Biofuels are promoted to help mitigate global climate change. However, their production can easily lead to significant greenhouse gas emissions resulting from land conversion and other sources. A team of scientists charted greenhouse gas emissions resulting from biofuel production, presenting them as global maps. Dedicated crops grown on grasslands, savannahs and abandoned agricultural lands could provide around 30 exajoules per year (i.e. a third of current global energy consumption for transport) with relatively low CO2 emissions measured over the century as a whole. These findings were published today in Nature Climate Change.
Numerous policymakers and scientists expect biofuels to play an important role in combating climate change. The reason is that the CO2 released when burning biofuel is first absorbed in the production of the crops, resulting in no net emissions from combustion. But there is a down side: biofuel production often requires the use of (new) agricultural land. As a result, large-scale biofuel production can be accompanied by the loss of natural vegetation. “The CO2 stored in the natural vegetation therefore disappears into the atmosphere. What’s more, the vegetation also no longer absorbs CO2”, says principal author Vassilis Daioglou, who is associated with the Netherlands Environmental Assessment Agency (PBL) and Utrecht University. "The disadvantageous aspect must be offset against the advantages of biofuels."

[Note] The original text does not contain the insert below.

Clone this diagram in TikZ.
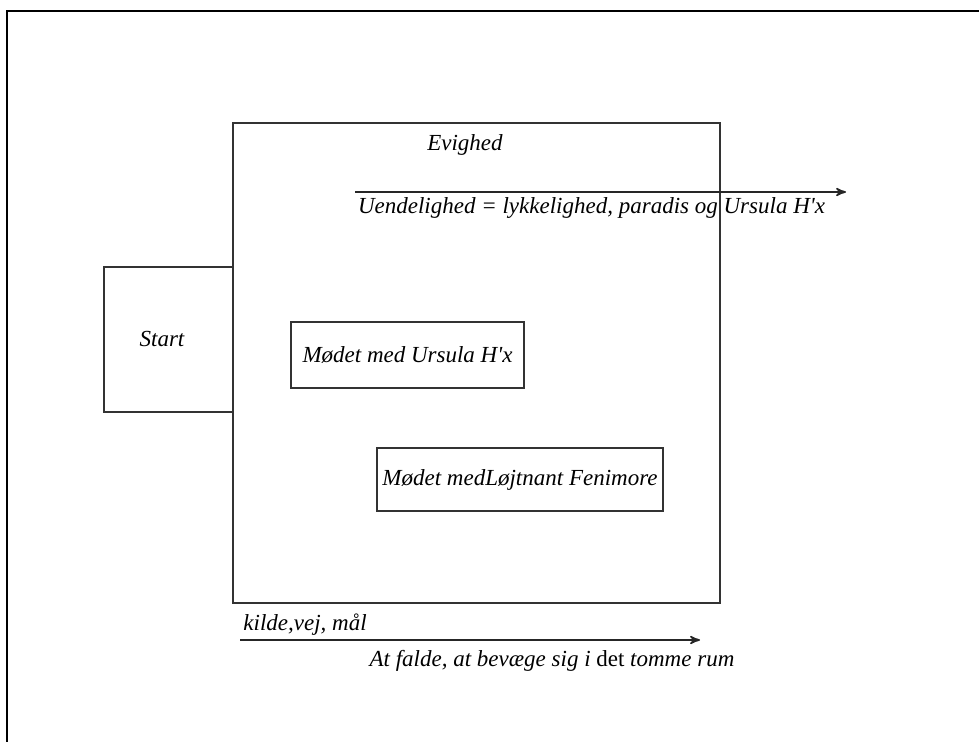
\documentclass[tikz,border=0pt]{standalone}
\usepackage{fontspec}
\setmainfont{Liberation Serif}
\usetikzlibrary{arrows, positioning}

\begin{document}
\begin{tikzpicture}[x=0.5pt,y=-0.5pt,>=stealth',
  box style/.style={
    draw=black!80,
    line width=0.9pt,
    rectangle,
    inner sep=0pt,
    font=\fontsize{11.5}{13}\selectfont\itshape,
  },
  text style/.style={
    inner sep=0pt,
    font=\fontsize{11.5}{13}\selectfont\itshape,
  },
  line style/.style={
    black!85,
    line width=0.8pt,
  }
]
\useasboundingbox (0,0) rectangle (979,742);

% frame
\draw[black, line width=1pt] (979,11) -- (7,11) -- (7,742);

\node[box style, minimum width=243.5pt, minimum height=240pt] (evighed) at (476.5,363) {};
\node[text style] (evighedlabel) at (465,145) {Evighed};

\node[box style, minimum width=64.5pt, minimum height=72.5pt] (start) at (168.5,339.5) {\hspace*{-6.5pt}Start};

\node[box style, minimum width=116.5pt, minimum height=33pt] (ursula) at (407.5,355) {Mødet med Ursula H\textquotesingle x};

\node[box style, minimum width=143pt, minimum height=31.5pt] (fenimore) at (520,479.5) {Mødet medLøjtnant Fenimore};

% uendelighed
\coordinate (uendA) at (355,192);
\coordinate (uendB) at (846,192);
\draw[line style,->] (uendA) -- (uendB);
\node[text style] (uendelighed) at (591.5,208) {Uendelighed = lykkelighed, paradis og Ursula H\textquotesingle x};

% kilde, vej, maal
\coordinate (kildeA) at (240,640);
\coordinate (kildeB) at (700,640);
\draw[line style,->] (kildeA) -- (kildeB);
\node[text style, anchor=west] (kilde) at (243,625) {kilde,vej, mål};
\node[text style] (falde) at (552,661) {At falde, at bevæge sig i \upshape det \itshape tomme rum};

\end{tikzpicture}
\end{document}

This Nature Climate Change publication is the first study to systematically chart the volume of greenhouse gases released, and present them with respect to the volume of biofuel production. The study was conducted using a global biophysical model, therefore taking account of geographical differences: land Bio-development in Canada’s boreal forest, for example, leads to much higher CO2 emissions than on Argentinian grasslands. But there are also significant differences within a single country.
Potential for biofuel
The maps make it possible to evaluate the long-term impact of biofuel production on different locations. “This also makes it possible to better understand why earlier studies often show a broad range of results – because different assumptions are generally made about the respective specific locations”, adds Detlef van Vuuren, project leader at PBL and professor at Utrecht University. The net effect of the emissions can be compared with that of avoided emissions from fossil fuels. Biofuel could produce around 30 exajoules a year by 2050 without moving into forests, with an emission factor that leads to a halving of fossil fuel emissions. This number would approach 100 exajoules if forest area with low emission factors are included, or if a less strict emission criterion is used. Current energy consumption is around 100 exajoules a year for transport.
Environmental policy will therefore have to ensure that biofuel is only produced at favourable locations. Only under strictly defined conditions can biofuel help us achieve the targets set in the Paris Agreement.